JOB.
Return the material exactly, first line through the line containing "spike_top = [41, 42, 40.5, 39, 41, 30, 50, 44, 33]", and nothing more. Pictures stay out.

RECORDED INFORMATION.
================================

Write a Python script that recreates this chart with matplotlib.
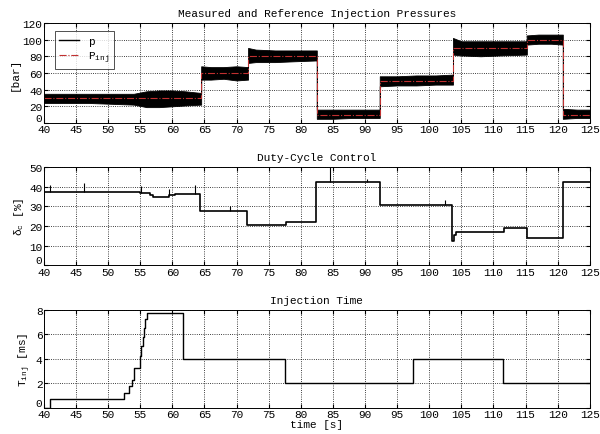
import matplotlib.pyplot as plt
import numpy as np

plt.rcParams['font.family'] = 'Liberation Mono'
plt.rcParams['font.size'] = 8
plt.rcParams['mathtext.fontset'] = 'custom'
plt.rcParams['mathtext.rm'] = 'Liberation Mono'
plt.rcParams['mathtext.it'] = 'Liberation Mono'

# Measured pressure band (low / high envelope) and reference pressure
p_time = [40, 47, 54, 56, 58, 60, 62, 64.5, 64.5, 66, 68, 70, 71.8, 71.8, 73, 76, 79, 82.5,
          82.5, 85, 88, 92.3, 92.3, 95, 98, 101, 103.7, 103.7, 105, 108, 111, 115.2,
          115.2, 117, 119, 120.8, 120.8, 123, 125]
p_low = [24, 24, 22, 19, 19, 20, 21, 22, 52, 52, 53, 51, 52, 72, 73, 73, 74, 75,
         5, 5, 6, 6, 44, 45, 45, 46, 46, 82, 81, 80, 81, 82,
         94, 95, 95, 94, 5, 6, 6]
p_high = [35, 35, 35, 38, 39, 39, 38, 36, 68, 67, 67, 68, 67, 90, 88, 87, 87, 87,
          16, 16, 16, 16, 56, 56, 57, 57, 58, 102, 98, 98, 98, 98,
          105, 106, 106, 106, 17, 16, 16]
ref_time = [40, 64.5, 71.8, 82.5, 92.3, 103.7, 115.2, 120.8, 125]
ref_val = [30, 60, 80, 10, 50, 90, 100, 10, 10]

# Duty-cycle control
d_time = [40, 55, 56.5, 57, 59.5, 60.5, 64.3, 71.7, 77.7, 82.3, 92.3, 103.5, 103.8, 104.2,
          111.7, 115.3, 120.8, 125]
d_val = [37, 36.5, 35.5, 34.5, 35.5, 36, 27.5, 20.5, 22, 42.5, 30.5, 12.5, 15.5, 17,
         19, 14, 42.5, 42.5]
spike_t = [41, 46.2, 55.2, 59.5, 63.5, 69, 84.5, 90.3, 102.5]
spike_base = [37, 37, 36.5, 35.5, 36, 27.5, 42.5, 42.5, 30.5]
spike_top = [41, 42, 40.5, 39, 41, 30, 50, 44, 33]

# Injection time
t_time = [40, 41, 52.5, 53.2, 53.7, 54.1, 54.9, 55.2, 55.4, 55.6, 55.8, 56.0, 61.6,
          77.6, 97.4, 111.5, 125]
t_val = [0, 0.75, 1.25, 1.75, 2.25, 3.25, 4.25, 5.0, 5.75, 6.5, 7.25, 7.75, 4,
         2, 4, 2, 2]

fig = plt.figure(figsize=(6, 4.35), dpi=100)
ax1 = fig.add_axes([0.073, 0.715, 0.91, 0.23])
ax2 = fig.add_axes([0.073, 0.388, 0.91, 0.226])
ax3 = fig.add_axes([0.073, 0.06, 0.91, 0.226])

ax1.fill_between(p_time, p_low, p_high, color='black', lw=0.6)
ax1.plot([], [], color='black', lw=1, label='p')
ax1.step(ref_time, ref_val, where='post', color='#c03030', ls='-.', lw=0.8,
         label='P$_{\\mathrm{inj}}$')
ax1.set_ylim(0, 120)
ax1.set_yticks(np.arange(0, 121, 20))
ax1.set_ylabel('[bar]')
ax1.set_title('Measured and Reference Injection Pressures', fontsize=8, pad=5)
leg = ax1.legend(loc='upper left', fancybox=False, edgecolor='black', fontsize=8,
                 handlelength=1.8, borderpad=0.4, labelspacing=0.3,
                 bbox_to_anchor=(0.01, 0.97))
leg.get_frame().set_linewidth(0.6)

ax2.step(d_time, d_val, where='post', color='black', lw=1.2)
ax2.vlines(spike_t, spike_base, spike_top, color='black', lw=0.8)
ax2.set_ylim(0, 50)
ax2.set_yticks(np.arange(0, 51, 10))
ax2.set_ylabel('$\\delta_c$ [%]')
ax2.set_title('Duty-Cycle Control', fontsize=8, pad=5)

ax3.step(t_time, t_val, where='post', color='black', lw=1)
ax3.set_ylim(0, 8)
ax3.set_yticks(np.arange(0, 9, 2))
ax3.set_ylabel('T$_{\\mathrm{inj}}$ [ms]')
ax3.set_xlabel('time [s]', labelpad=0)
ax3.set_title('Injection Time', fontsize=8, pad=5)

for ax in (ax1, ax2, ax3):
    ax.set_xlim(40, 125)
    ax.set_xticks(np.arange(40, 126, 5))
    ax.grid(True, color='black', ls=':', lw=0.6)
    ax.tick_params(direction='in', top=True, right=True, length=3, pad=1)
    ax.yaxis.labelpad = 2
    for s in ax.spines.values():
        s.set_linewidth(0.7)
    # lift the "0" y tick label above the first x tick label, as in the original
    ax.get_yticklabels()[0].set_va('bottom')

fig.savefig('out.png', dpi=100, facecolor='white')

================================

RESPONSE BELOW.
Write a Python script that recreates this chart with matplotlib.
import matplotlib.pyplot as plt
import numpy as np

plt.rcParams['font.family'] = 'Liberation Mono'
plt.rcParams['font.size'] = 8
plt.rcParams['mathtext.fontset'] = 'custom'
plt.rcParams['mathtext.rm'] = 'Liberation Mono'
plt.rcParams['mathtext.it'] = 'Liberation Mono'

# Measured pressure band (low / high envelope) and reference pressure
p_time = [40, 47, 54, 56, 58, 60, 62, 64.5, 64.5, 66, 68, 70, 71.8, 71.8, 73, 76, 79, 82.5,
          82.5, 85, 88, 92.3, 92.3, 95, 98, 101, 103.7, 103.7, 105, 108, 111, 115.2,
          115.2, 117, 119, 120.8, 120.8, 123, 125]
p_low = [24, 24, 22, 19, 19, 20, 21, 22, 52, 52, 53, 51, 52, 72, 73, 73, 74, 75,
         5, 5, 6, 6, 44, 45, 45, 46, 46, 82, 81, 80, 81, 82,
         94, 95, 95, 94, 5, 6, 6]
p_high = [35, 35, 35, 38, 39, 39, 38, 36, 68, 67, 67, 68, 67, 90, 88, 87, 87, 87,
          16, 16, 16, 16, 56, 56, 57, 57, 58, 102, 98, 98, 98, 98,
          105, 106, 106, 106, 17, 16, 16]
ref_time = [40, 64.5, 71.8, 82.5, 92.3, 103.7, 115.2, 120.8, 125]
ref_val = [30, 60, 80, 10, 50, 90, 100, 10, 10]

# Duty-cycle control
d_time = [40, 55, 56.5, 57, 59.5, 60.5, 64.3, 71.7, 77.7, 82.3, 92.3, 103.5, 103.8, 104.2,
          111.7, 115.3, 120.8, 125]
d_val = [37, 36.5, 35.5, 34.5, 35.5, 36, 27.5, 20.5, 22, 42.5, 30.5, 12.5, 15.5, 17,
         19, 14, 42.5, 42.5]
spike_t = [41, 46.2, 55.2, 59.5, 63.5, 69, 84.5, 90.3, 102.5]
spike_base = [37, 37, 36.5, 35.5, 36, 27.5, 42.5, 42.5, 30.5]
spike_top = [41, 42, 40.5, 39, 41, 30, 50, 44, 33]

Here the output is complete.